Some say that democratic nations cannot make long-term plans due to the term constraints of democracy. This is an absurd claim. Leaders may change after four or five years, but public interests and concerns are generally not so fickle. Governments can pick up the baton that’s handed to them by their predecessors, make adjustments and adopt their own style, all while still going in the direction expected of them.

To the extent that there are common ethical principles, there is no reason key public goals should not remain in place over a decade or two if they are genuinely for the betterment of the population.

At times it may seem hard to believe that there are common and sustaining principles, particularly for those living in societies viewed as fractured or polarised, but a framework does already exist. The world has the Universal Declaration of Human Rights, and a set of 17 Sustainable Development Goals
approved unanimously by United Nations members in 2015. It is for individual administrations and communities to decide for themselves how to draw these into their domestic agendas.

In fairness, Hong Kong has concerned itself with some of these goals. The Commission on Poverty was re-established in 2012 with the aim of better monitoring the relative poverty situation in Hong Kong. As a result, an official poverty line was established, following the introduction of a minimum wage
two years earlier in 2011.

Yet, after 10 years, it is not at all clear that progress has been made in reducing inequality. We have not set any specific goals and targets, and more commitment and effective measures are needed.

At present, more people than ever are reliant on government handouts, going by the number lifted out of poverty by recurrent cash handouts over the years, and in February the minimum wage was frozen for the first time since its introduction, remaining at a paltry HK$37.50 (US$4.80) per hour. There is no question that Covid-19 has hit the poor harder than the rich.

Other regions are not necessarily doing much better. While the US and Britain have higher minimum wages, at US$7.25 and £8.91 (US$12.40) per hour respectively, they are also struggling with issues of economic inequality. Equitable distribution of vaccines has been a problem in Europe this year, as well.

If the UN’s 193 members can find consensus around a set of development goals, a single nation or administrative region should be able to do so too. In Hong Kong, we of course have our disagreements, and we may even disagree on climate change priorities or housing policy. Yet we can surely all agree that our children should not be subjected to air pollution or domestic abuse, that education opportunities should be available to all and that housing is safe.

In a Harvard speech in 2007 calling for action on nuclear disarmament, Mikhail Gorbachev said: “If you don’t move forward, you begin to move backward.” It is crucial that social efforts should be targeted and ambitious, lest aimless and drifting governments are tugged along by a corporate sector, largely motivated by self-interest.

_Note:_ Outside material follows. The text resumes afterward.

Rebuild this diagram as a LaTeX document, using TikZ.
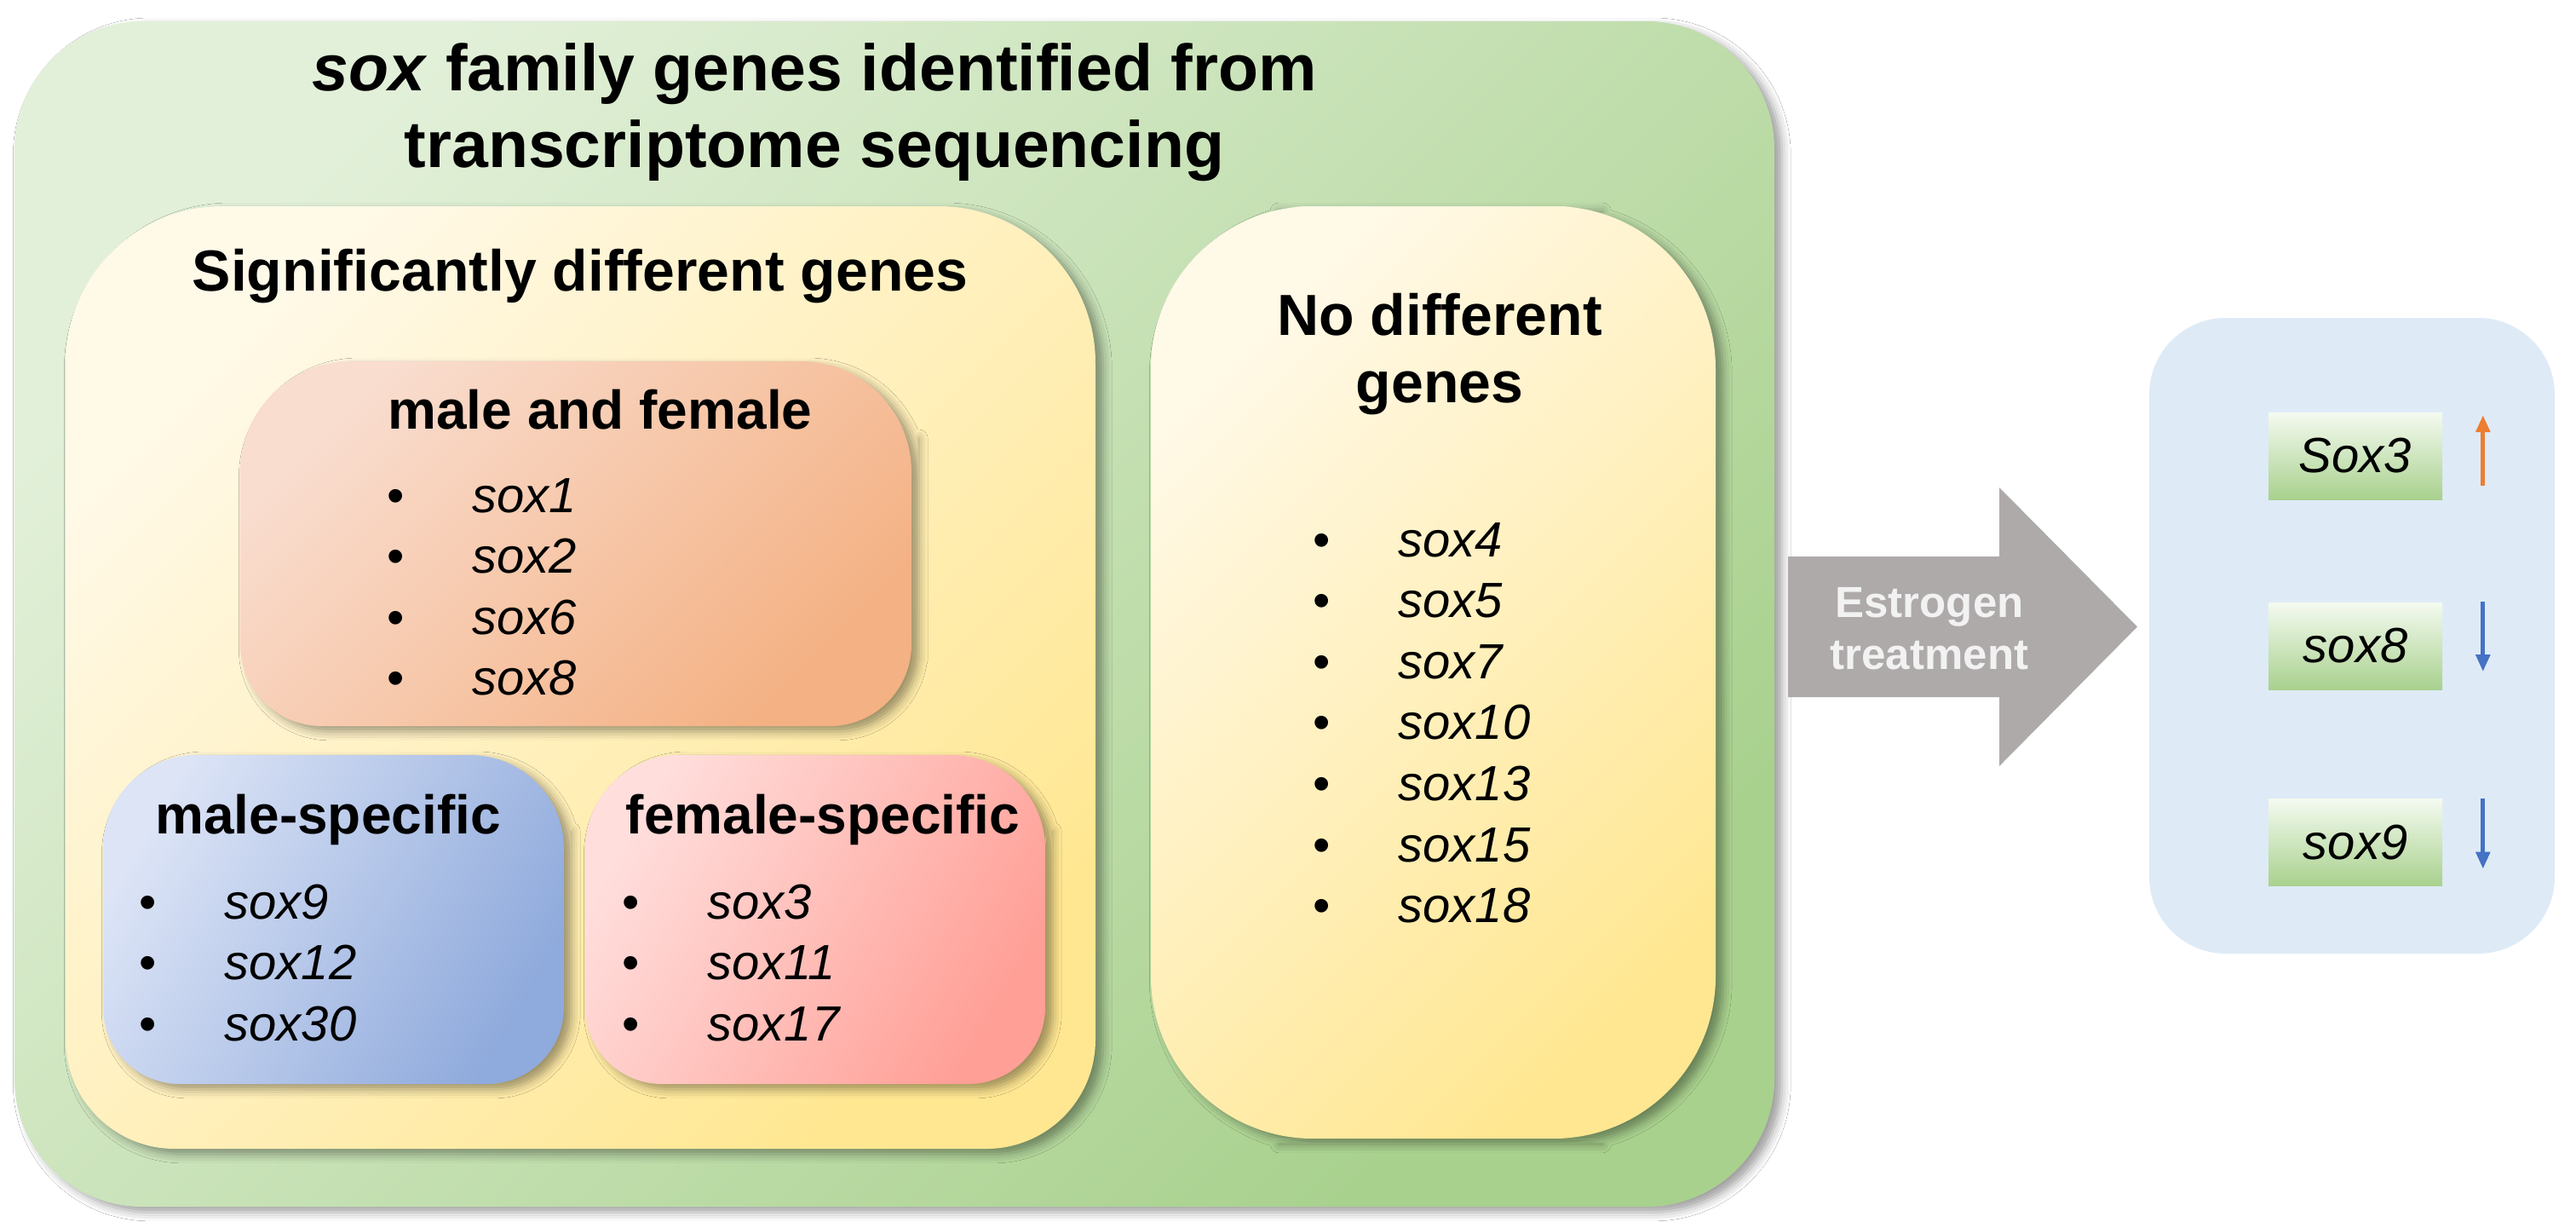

To this end, Hong Kong should establish a community-based body solely to nurture and monitor progress towards the Sustainable Development Goals, with a precise set of local, measurable targets. We need to demonstrate the can-do spirit.

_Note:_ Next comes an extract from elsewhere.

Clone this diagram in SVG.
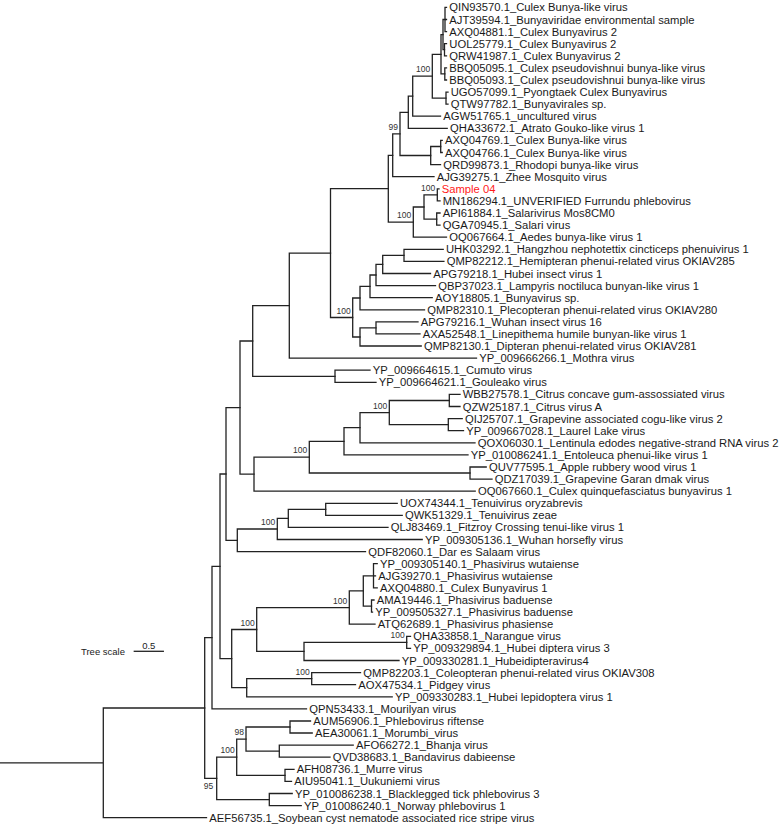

It seems extraordinary that there are still wealthy regions of the world that cannot guarantee timely access to health care and affordable housing to all citizens.

In Singapore, the home ownership rate has reached 90.4 per cent. Meanwhile, Hong Kong’s rate has hovered around 50 per cent for the past 20 years, dipping to its lowest at 49.2 per cent in 2017 and 2018 before rebounding to 51.5 per cent in 2020. According to Demographia, Hong Kong has been the least affordable housing market for 11 consecutive years, and it now takes 20.7 years of saving an average household salary to buy a medium-sized apartment in the city.

Whether collective development goals are seriously pursued this decade will depend on the willingness of political factions to put aside narrow interests for the common good. There have been some positive signs of community cohesion during the pandemic. If we are to retain faith in a global society with shared principles, we must build on these positives and find areas where there may be agreement.